From the simple hourglass and the more complex water clocks, the Greeks progressed to some truly remarkable celestial motion computers. One of these, built almost a hundred years before the birth of Christ, was recently found on the sea bottom off the Greek island of Antikythera. It had been aboard a ship which sank, and its discovery came as a surprise to scholars since history recorded no such complex devices for that era. The salvaged Greek computer was designed for astronomical work, showing locations of stars, predicting eclipses, and describing various cycles of heavenly bodies. Composed of dozens of gears, shafts, slip rings, and accurately inscribed plates, it was a computer in the best sense of the word and was not exceeded technically for many centuries.
The Greek engineer Vitruvius made an interesting observation when he said, “All machinery is generated by Nature and the revolution of the universe guides and controls. Our fathers took precedents from Nature—developed the comforts of life by their inventions. They rendered some things more convenient by machines and their revolutions.” Hindsight and language being what they are, today we can make a nice play on the word “revolution” as applied to the machine. The Antikythera computer was a prime example of what Vitruvius was talking about. Astronomy was such a complicated business that it was far simpler to make a model of the many motions rather than diagram them or try to retain them in his mind.
There were, of course, some die-hard classicists who decried the use of machines to do the work of pure reasoning.
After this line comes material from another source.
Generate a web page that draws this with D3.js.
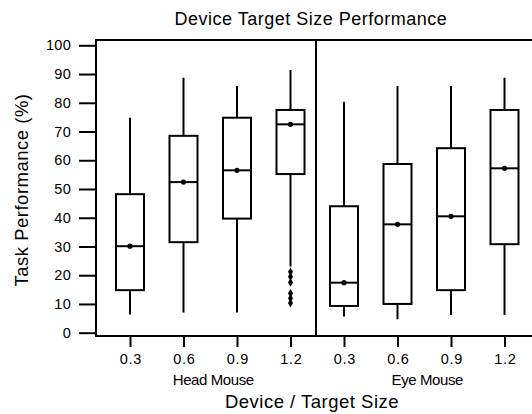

Archytas, who probably invented the screw—or at least discovered its mechanical principle—attempted to apply such mechanical devices to the solving of geometrical problems. For this he was taken to task by purist Plato who sought to preserve the distinct division between “mind” and “machine.”
Yet the syllogistic philosophers themselves, with their major premise, minor premise, and conclusion, were unwittingly setting the stage for a different kind of computer—the logic machine. Plato would be horrified today to see crude decks of cards, or simple electromechanical contrivances, solving problems of “reason” far faster than he could; in fact, as fast as the conditions could be set into them!